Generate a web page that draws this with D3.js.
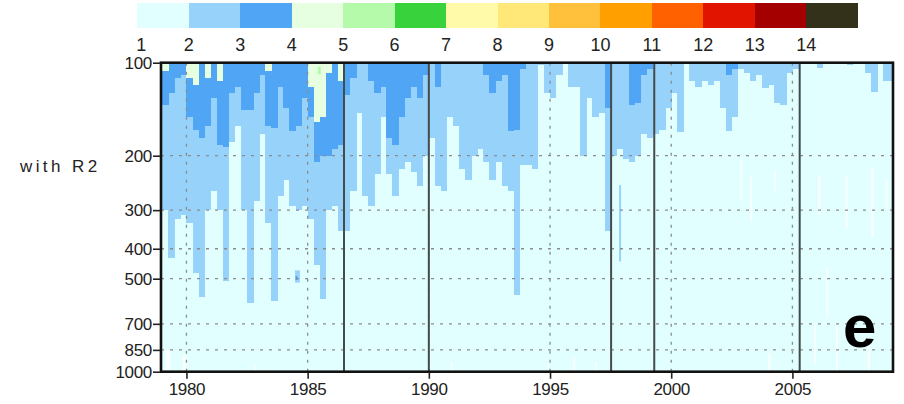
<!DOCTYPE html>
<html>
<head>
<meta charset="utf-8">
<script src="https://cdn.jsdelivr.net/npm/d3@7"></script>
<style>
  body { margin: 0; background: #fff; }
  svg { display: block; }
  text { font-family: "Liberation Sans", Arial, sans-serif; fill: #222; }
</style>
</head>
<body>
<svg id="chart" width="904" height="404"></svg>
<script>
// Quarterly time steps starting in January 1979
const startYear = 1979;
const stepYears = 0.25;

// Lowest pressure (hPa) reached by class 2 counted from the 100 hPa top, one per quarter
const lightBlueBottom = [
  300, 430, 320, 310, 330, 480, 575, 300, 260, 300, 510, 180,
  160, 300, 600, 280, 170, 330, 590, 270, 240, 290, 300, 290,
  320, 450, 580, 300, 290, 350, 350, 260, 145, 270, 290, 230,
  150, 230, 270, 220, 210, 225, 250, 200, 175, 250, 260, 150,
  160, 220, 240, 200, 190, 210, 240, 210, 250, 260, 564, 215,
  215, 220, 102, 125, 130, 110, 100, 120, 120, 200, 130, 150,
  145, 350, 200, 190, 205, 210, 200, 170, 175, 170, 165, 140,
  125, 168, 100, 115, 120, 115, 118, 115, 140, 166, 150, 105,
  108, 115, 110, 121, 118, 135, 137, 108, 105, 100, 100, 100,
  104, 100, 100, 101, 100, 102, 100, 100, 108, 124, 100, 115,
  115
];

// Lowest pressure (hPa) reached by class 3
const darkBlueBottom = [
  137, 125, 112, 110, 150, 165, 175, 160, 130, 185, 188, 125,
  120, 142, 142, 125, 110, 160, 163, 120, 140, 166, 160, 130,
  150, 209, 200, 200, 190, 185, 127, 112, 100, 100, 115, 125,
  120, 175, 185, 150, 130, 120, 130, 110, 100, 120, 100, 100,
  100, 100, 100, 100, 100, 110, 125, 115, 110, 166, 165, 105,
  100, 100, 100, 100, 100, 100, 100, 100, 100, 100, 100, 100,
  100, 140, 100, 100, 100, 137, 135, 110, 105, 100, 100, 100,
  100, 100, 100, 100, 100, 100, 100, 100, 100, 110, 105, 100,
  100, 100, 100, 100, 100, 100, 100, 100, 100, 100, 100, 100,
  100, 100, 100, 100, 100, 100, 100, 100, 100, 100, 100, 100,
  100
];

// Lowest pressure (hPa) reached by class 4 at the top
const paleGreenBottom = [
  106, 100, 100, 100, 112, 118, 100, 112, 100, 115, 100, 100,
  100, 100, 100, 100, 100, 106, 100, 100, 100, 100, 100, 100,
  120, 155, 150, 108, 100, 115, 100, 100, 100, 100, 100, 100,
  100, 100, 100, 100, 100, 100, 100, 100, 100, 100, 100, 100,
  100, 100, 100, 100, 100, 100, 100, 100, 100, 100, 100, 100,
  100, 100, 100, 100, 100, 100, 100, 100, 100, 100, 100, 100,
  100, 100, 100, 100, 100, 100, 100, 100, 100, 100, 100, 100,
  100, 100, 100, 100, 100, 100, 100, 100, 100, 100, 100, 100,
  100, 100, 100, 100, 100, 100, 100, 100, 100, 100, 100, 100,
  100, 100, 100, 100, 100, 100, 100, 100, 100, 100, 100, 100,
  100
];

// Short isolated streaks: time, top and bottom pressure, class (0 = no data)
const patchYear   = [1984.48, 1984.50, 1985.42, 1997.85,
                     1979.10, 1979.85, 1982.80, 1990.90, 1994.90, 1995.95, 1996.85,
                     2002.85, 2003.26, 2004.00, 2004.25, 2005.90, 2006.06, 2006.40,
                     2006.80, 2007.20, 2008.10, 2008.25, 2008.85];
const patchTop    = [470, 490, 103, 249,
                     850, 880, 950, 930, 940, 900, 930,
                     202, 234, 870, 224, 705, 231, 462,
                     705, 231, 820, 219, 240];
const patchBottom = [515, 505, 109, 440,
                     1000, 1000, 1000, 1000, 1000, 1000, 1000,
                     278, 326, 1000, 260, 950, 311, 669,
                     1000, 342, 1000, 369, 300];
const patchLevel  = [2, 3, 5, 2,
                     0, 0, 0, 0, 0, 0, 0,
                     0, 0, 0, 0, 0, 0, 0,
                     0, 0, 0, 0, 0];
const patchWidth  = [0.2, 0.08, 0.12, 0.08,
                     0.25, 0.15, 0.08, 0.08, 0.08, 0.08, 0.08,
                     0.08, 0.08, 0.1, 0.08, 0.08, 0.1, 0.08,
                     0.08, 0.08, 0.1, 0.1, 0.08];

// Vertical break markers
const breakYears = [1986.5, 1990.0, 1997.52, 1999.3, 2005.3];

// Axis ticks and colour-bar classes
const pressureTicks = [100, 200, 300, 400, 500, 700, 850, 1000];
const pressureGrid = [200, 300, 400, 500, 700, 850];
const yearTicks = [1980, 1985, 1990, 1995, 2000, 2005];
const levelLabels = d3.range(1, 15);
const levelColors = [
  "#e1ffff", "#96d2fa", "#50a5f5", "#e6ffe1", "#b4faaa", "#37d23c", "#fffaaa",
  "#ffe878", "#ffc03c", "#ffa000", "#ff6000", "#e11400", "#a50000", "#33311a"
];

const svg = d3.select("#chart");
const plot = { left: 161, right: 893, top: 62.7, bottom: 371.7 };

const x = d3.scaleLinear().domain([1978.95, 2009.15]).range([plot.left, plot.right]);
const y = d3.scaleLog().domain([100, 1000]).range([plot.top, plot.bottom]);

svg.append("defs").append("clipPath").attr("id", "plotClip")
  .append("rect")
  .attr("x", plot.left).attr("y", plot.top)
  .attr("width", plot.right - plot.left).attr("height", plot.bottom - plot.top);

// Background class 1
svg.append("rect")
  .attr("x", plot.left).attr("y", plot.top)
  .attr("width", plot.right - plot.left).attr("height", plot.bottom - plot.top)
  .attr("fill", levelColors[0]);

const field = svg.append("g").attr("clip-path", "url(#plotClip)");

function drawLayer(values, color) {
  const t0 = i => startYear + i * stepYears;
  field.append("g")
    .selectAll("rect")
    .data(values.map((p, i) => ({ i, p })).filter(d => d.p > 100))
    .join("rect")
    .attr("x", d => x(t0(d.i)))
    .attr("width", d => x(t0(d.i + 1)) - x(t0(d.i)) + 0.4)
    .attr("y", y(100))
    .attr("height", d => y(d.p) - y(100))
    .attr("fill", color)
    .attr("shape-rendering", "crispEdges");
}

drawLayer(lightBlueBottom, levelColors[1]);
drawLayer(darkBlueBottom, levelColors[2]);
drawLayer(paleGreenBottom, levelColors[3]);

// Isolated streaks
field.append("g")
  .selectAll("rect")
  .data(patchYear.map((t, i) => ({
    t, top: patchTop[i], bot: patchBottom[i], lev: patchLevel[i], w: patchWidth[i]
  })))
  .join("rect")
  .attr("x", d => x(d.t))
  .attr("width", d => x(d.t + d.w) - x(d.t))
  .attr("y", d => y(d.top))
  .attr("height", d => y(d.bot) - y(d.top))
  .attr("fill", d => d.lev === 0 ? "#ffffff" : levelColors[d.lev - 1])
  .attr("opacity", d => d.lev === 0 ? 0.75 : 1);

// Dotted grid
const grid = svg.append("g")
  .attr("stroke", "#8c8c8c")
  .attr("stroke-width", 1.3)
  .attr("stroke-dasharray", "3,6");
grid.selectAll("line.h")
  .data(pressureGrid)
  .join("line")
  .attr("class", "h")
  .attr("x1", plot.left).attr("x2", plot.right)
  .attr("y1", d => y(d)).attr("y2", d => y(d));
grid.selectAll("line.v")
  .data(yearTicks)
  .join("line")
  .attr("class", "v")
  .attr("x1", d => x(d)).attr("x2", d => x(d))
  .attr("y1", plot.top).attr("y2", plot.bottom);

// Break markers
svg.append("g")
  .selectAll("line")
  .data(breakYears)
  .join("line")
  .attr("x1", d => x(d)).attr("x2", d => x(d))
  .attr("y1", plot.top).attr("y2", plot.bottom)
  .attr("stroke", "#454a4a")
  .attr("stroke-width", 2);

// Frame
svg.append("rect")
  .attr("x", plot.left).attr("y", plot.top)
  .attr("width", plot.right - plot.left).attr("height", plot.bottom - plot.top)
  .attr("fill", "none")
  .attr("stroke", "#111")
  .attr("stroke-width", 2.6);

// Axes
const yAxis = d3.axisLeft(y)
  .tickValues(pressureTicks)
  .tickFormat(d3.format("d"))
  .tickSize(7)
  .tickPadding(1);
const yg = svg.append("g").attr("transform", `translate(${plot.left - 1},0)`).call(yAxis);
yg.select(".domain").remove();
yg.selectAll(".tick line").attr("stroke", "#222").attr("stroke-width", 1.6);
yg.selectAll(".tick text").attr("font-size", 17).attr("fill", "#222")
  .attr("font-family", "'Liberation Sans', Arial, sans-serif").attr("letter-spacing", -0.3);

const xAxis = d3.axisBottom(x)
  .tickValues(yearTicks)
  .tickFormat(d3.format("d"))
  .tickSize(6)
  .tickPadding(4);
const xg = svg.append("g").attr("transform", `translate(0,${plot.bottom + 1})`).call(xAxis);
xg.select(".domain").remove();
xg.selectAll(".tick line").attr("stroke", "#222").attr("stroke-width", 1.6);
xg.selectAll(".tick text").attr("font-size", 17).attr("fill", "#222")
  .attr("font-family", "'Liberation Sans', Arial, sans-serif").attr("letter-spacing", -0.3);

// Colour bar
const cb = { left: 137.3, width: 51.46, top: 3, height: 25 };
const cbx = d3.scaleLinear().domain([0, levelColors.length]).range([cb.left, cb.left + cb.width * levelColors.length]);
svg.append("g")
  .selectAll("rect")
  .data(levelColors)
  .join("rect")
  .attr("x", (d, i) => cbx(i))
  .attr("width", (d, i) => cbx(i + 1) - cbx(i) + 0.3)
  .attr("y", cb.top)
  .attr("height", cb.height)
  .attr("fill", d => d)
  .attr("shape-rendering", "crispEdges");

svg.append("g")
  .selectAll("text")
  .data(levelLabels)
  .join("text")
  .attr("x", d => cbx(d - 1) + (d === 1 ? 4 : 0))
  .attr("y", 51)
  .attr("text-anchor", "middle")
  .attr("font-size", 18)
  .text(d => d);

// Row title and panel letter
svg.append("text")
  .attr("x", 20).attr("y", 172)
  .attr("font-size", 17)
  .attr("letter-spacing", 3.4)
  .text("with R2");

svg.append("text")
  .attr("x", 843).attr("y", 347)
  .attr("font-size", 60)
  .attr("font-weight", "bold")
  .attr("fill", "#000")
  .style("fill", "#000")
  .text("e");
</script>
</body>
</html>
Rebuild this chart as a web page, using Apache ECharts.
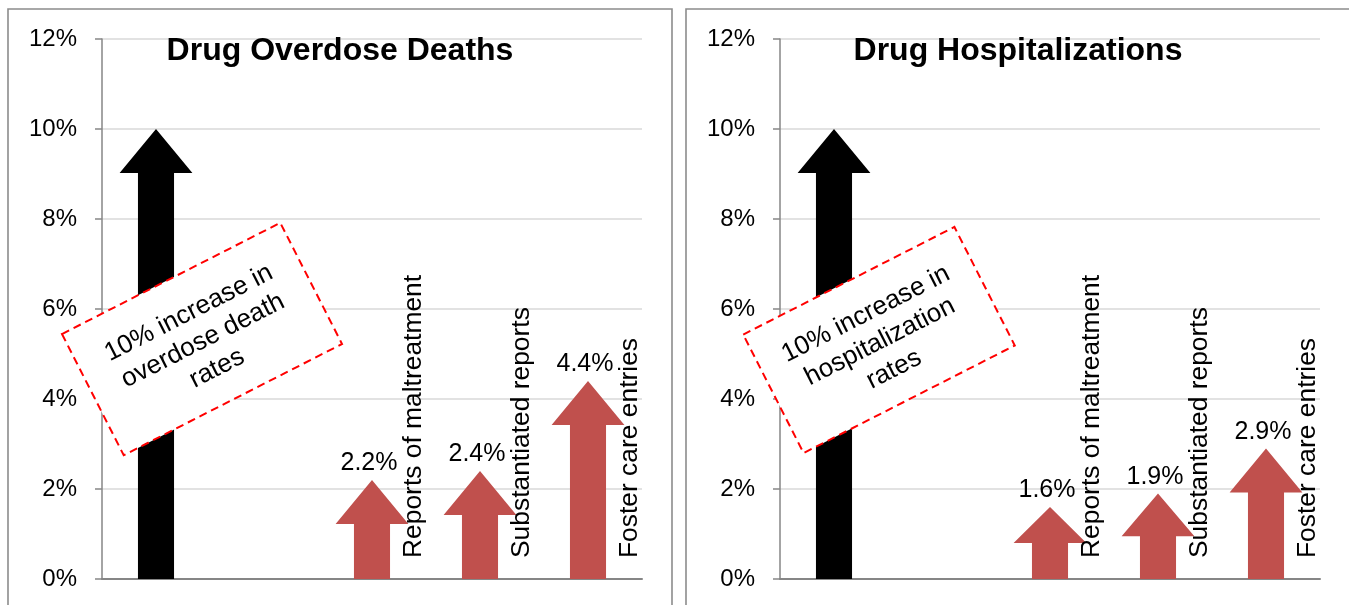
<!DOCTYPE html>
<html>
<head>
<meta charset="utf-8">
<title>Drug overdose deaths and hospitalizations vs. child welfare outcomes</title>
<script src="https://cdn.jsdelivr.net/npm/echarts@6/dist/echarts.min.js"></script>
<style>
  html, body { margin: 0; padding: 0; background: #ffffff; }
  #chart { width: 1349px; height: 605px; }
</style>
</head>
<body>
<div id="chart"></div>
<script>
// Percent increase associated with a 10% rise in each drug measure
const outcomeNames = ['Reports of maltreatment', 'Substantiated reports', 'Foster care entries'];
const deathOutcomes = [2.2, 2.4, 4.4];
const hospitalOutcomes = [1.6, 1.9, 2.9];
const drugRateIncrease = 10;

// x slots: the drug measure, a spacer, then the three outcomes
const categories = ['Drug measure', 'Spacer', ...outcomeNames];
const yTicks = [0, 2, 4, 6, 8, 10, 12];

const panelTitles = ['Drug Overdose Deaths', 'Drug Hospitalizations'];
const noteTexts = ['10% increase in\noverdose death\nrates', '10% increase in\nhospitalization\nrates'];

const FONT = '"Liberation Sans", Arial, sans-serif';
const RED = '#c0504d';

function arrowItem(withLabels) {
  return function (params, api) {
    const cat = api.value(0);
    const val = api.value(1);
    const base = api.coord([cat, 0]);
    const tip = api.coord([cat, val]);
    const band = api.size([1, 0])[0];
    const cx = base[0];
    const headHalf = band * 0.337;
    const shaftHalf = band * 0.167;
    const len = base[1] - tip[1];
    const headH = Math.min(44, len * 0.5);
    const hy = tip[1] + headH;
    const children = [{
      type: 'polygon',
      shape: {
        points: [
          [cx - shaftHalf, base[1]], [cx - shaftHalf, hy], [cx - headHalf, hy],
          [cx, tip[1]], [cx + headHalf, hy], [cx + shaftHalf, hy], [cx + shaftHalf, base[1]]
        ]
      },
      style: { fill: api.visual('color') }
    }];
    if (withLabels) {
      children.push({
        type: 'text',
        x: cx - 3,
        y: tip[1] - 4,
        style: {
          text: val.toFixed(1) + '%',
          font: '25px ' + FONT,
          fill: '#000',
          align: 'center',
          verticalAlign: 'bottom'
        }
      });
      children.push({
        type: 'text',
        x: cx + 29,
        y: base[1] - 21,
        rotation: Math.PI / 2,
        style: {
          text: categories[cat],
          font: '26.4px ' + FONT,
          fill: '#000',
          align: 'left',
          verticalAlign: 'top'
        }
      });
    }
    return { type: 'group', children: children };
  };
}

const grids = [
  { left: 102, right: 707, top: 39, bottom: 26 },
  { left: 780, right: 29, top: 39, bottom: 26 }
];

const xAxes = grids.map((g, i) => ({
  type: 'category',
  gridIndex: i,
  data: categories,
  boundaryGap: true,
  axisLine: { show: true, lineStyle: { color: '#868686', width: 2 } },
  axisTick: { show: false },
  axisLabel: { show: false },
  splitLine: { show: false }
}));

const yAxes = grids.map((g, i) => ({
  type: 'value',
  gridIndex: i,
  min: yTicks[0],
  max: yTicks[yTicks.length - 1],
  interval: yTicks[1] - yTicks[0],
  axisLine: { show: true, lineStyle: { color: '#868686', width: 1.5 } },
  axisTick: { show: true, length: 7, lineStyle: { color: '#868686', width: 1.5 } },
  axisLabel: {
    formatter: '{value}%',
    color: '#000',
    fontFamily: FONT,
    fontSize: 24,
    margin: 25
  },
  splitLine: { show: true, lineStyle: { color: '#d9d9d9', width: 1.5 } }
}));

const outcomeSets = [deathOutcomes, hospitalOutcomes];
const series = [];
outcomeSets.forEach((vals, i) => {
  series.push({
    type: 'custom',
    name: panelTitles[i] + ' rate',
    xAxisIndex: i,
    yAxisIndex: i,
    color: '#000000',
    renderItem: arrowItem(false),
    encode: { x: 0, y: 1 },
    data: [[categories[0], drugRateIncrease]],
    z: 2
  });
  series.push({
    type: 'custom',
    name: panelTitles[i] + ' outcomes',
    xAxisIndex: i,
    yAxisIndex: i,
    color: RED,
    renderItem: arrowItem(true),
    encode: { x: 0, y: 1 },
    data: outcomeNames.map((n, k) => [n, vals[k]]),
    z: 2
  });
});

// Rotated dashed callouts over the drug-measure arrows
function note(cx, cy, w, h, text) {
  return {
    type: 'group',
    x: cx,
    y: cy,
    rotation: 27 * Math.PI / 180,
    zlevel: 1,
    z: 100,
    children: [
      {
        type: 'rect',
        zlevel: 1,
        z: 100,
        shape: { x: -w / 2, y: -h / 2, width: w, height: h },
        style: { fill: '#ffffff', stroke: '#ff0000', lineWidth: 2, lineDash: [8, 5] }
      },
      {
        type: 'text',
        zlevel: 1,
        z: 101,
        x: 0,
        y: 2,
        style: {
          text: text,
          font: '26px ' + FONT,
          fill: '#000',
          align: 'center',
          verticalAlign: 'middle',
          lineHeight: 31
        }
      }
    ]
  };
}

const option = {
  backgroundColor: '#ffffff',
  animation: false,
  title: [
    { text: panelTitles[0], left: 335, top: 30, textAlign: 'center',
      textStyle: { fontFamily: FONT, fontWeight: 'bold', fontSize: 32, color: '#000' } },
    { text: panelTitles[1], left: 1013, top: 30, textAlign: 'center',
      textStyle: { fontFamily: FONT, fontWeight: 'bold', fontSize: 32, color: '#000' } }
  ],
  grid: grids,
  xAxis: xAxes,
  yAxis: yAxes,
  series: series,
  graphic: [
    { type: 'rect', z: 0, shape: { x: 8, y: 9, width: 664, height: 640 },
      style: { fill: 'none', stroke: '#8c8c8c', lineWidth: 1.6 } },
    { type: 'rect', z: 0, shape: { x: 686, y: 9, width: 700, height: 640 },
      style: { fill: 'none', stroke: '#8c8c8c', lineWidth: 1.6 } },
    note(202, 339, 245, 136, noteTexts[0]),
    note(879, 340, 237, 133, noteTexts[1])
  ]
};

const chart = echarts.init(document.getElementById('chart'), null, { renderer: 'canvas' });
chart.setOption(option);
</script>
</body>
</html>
——————
**SET EXERCISE**
Skip the pictures and quote each line of the entries above, from the first through the line with "const stepYears = 0.25;", exactly as it appears.

**EXERCISE SOLUTION**
Generate a web page that draws this with D3.js.
<!DOCTYPE html>
<html>
<head>
<meta charset="utf-8">
<script src="https://cdn.jsdelivr.net/npm/d3@7"></script>
<style>
  body { margin: 0; background: #fff; }
  svg { display: block; }
  text { font-family: "Liberation Sans", Arial, sans-serif; fill: #222; }
</style>
</head>
<body>
<svg id="chart" width="904" height="404"></svg>
<script>
// Quarterly time steps starting in January 1979
const startYear = 1979;
const stepYears = 0.25;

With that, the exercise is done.